I have another recipe that is very similar that says to make a pastillaje to cover/decorate. Although I'm a little concerned about the pastillaje because it has raw egg in it. I've also seen other recipes for pastillaje or a fondant ... curious if you've done either of these or if you prefer it "plain" (which admittedly is awesome). I can see using the pastillaje if you're making a wedding cake or for another special occasion.
I made torta negra for a friend’s day after wedding brunch - bought lace molds online and made thin fondant-like lace bands to put around the tiers. It was beautiful and not cloying like regular fondant.
Sascha van Creveld
I would like to add candied papaya. How much should I add?
I'm making the cake for a Colombian friend.
Hi! Thank you so much for sharing this wonderful recipe. I’m going to try and make the cake next week, but I’m not sure if the prunes and raisins have to be soaked in the refrigerator or not..
I believe that leaving them in room temperature, will get softer and liquor gets stronger
I made this cake for the holidays and was a hit. My cake did not turn as black as the picture since I used molasses instead of baker's caramel. But the taste was delicious, it reminds me a little bit of my aunt´s black cake. I think it tastes way better after a week of baking. I will keep that in mind for next year.
My Colombian son-in-law lost his mother many years ago. Although he has lovingly embraced our American traditions, I can tell he misses his mom’s cooking during the holidays. I tried this Torta Negra, knowing full well there are probably as many variations as there are Colombian moms. Risky venture, but he declared this is exactly the way his mom made it. Yay! I did use dried figs and molasses because that’s all I could find locally. Thank you for this!
This cake is clearly a Caribbean/Jamaican fruitcake or 'blackcake' baked in the Caribbean since the 1800s!!! It is the Caribbean adaptation of the British plum pudding, which the British introduced to the English-speaking Caribbean islands.
This exact fruitcake or 'black cake' has been made in the Caribbean for centuries! Please search online for Caribbean fruitcake/rum cake, blackcake , and you will see it is an original Caribbean recipe.
Hello, for how many people is this recipe? Thank you .
About 12 servings, depending of the portion size.
Hi someone know how to prepare this cake 8n Thermomix 6 ?? Please
I make this recipe every year for my Colombian husband for his birthday. He loves it!
Thank you for this awesome recipe!
1. I have a few questions:
1. I see that most recipes online say this cake is usually for weddings or Christmas. How common is it for it to be a birthday cake? I want to try to make this for my Colombian friend's birthday.

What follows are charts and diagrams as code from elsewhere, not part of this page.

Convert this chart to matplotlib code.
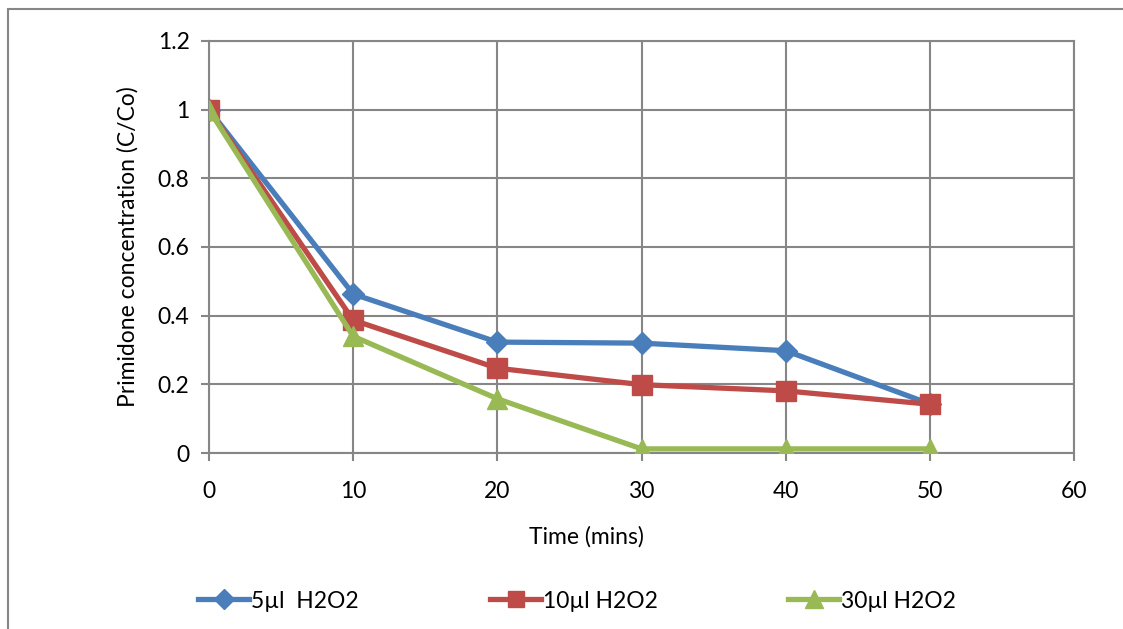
import matplotlib.pyplot as plt
from matplotlib.patches import Rectangle

# primidone degradation data
time_min = [0, 10, 20, 30, 40, 50]
c_5ul = [1.0, 0.463, 0.323, 0.320, 0.298, 0.143]
c_10ul = [1.0, 0.387, 0.247, 0.199, 0.181, 0.142]
c_30ul = [1.0, 0.340, 0.158, 0.012, 0.012, 0.012]
labels = ["5µl  H2O2", "10µl H2O2", "30µl H2O2"]

plt.rcParams["font.family"] = ["Lato", "DejaVu Sans"]
plt.rcParams["font.size"] = 16.5

W, H = 1123, 629
fig = plt.figure(figsize=(W / 100, H / 100), dpi=100)
ax = fig.add_axes([209 / W, 1 - 453 / H, (1074 - 209) / W, (453 - 41) / H])

grey = "#868686"
l1, = ax.plot(time_min, c_5ul, color="#4A7EBB", lw=3.8, marker="D", ms=11.5,
              label=labels[0], zorder=3)
l2, = ax.plot(time_min, c_10ul, color="#BE4B48", lw=3.8, marker="s", ms=14,
              label=labels[1], zorder=4)
l3, = ax.plot(time_min, c_30ul, color="#98B954", lw=3.8, marker="^", ms=15,
              label=labels[2], zorder=5)

ax.set_xlim(0, 60)
ax.set_ylim(0, 1.2)
ax.set_xticks(range(0, 61, 10))
ax.set_yticks([0, 0.2, 0.4, 0.6, 0.8, 1, 1.2])
ax.set_yticklabels(["0", "0.2", "0.4", "0.6", "0.8", "1", "1.2"])
ax.grid(True, color=grey, lw=1.5)
ax.set_axisbelow(True)
for s in ax.spines.values():
    s.set_color(grey)
    s.set_linewidth(1.5)
ax.tick_params(direction="out", length=6, width=1.5, color=grey, pad=8)
ax.tick_params(axis="x", pad=14)

ax.set_xlabel("Time (mins)")
ax.xaxis.set_label_coords(0.436, -0.178)
ax.set_ylabel("Primidone concentration (C/Co)", labelpad=14)

# legend entries spread along the bottom
for line, x0 in zip([l1, l2, l3], [187, 479, 777]):
    fig.legend(handles=[line], loc="center left",
               bbox_to_anchor=(x0 / W, 1 - 601 / H), frameon=False,
               handlelength=2.2, handletextpad=0.1, borderpad=0,
               markerscale=0.85)

# outer chart border
fig.patches.append(Rectangle((8 / W, -0.1), 1.2, 1.1 - 9 / H,
                             transform=fig.transFigure, fill=False,
                             edgecolor=grey, lw=1.5))

fig.savefig("out.png", dpi=100)
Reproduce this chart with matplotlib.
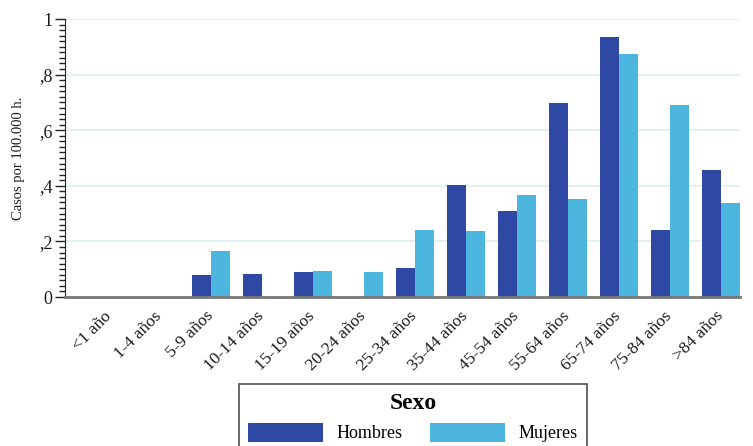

2. Is there a particular reason you substitute the dulce quemado for the bakers caramel and omit the papaya calada (candied papaya)? Is it for convenience or do you feel that these changes make it taste better?
3. Do you have any brands that your recommend for the rum and port wine? I want to make this as authentic as possible, so I would appreciate Colombian brands if you feel it makes a difference.
4. The recipe makes two cakes but the pictures only show one layer. Is each cake meant to be on it's own or are we suppose to stack them?
5. You mention that your mom uses buttercream frosting, but the pictures don't have any frosting at all. Do you prefer no frosting? If you do frost your cake(s), what type do you use?
1. It's also popular for birthdays
2. I could not find dulce quemado here in the USA. I don't love papaya flavor.
3. I did not use Colombian wine or rum. I usually use any good wine or rum I have at home.
4. If you are serving on a weeding or special usually they stock the cakes and frost them, but you also find one layer cakes without frosting.
5.I don't frost them when I make them at home for us, but if I make the cake for a party then I add frosting.
Thank you so much! I am really excited to make this!
I just started soaking my fruits: 1/2 cup wine and 1/4 cup rum was not enough to completely cover them (4 cups of fruit is a lot). The fluid goes only about 1/3 to 1/2 the way up the bowl. Is this okay? Should I stir the fruits in 7 days (halfway through the total time)?
Also, should I put the glass bowl in the refrigerator? The weather is warm here (80-85 degrees fahrenheit).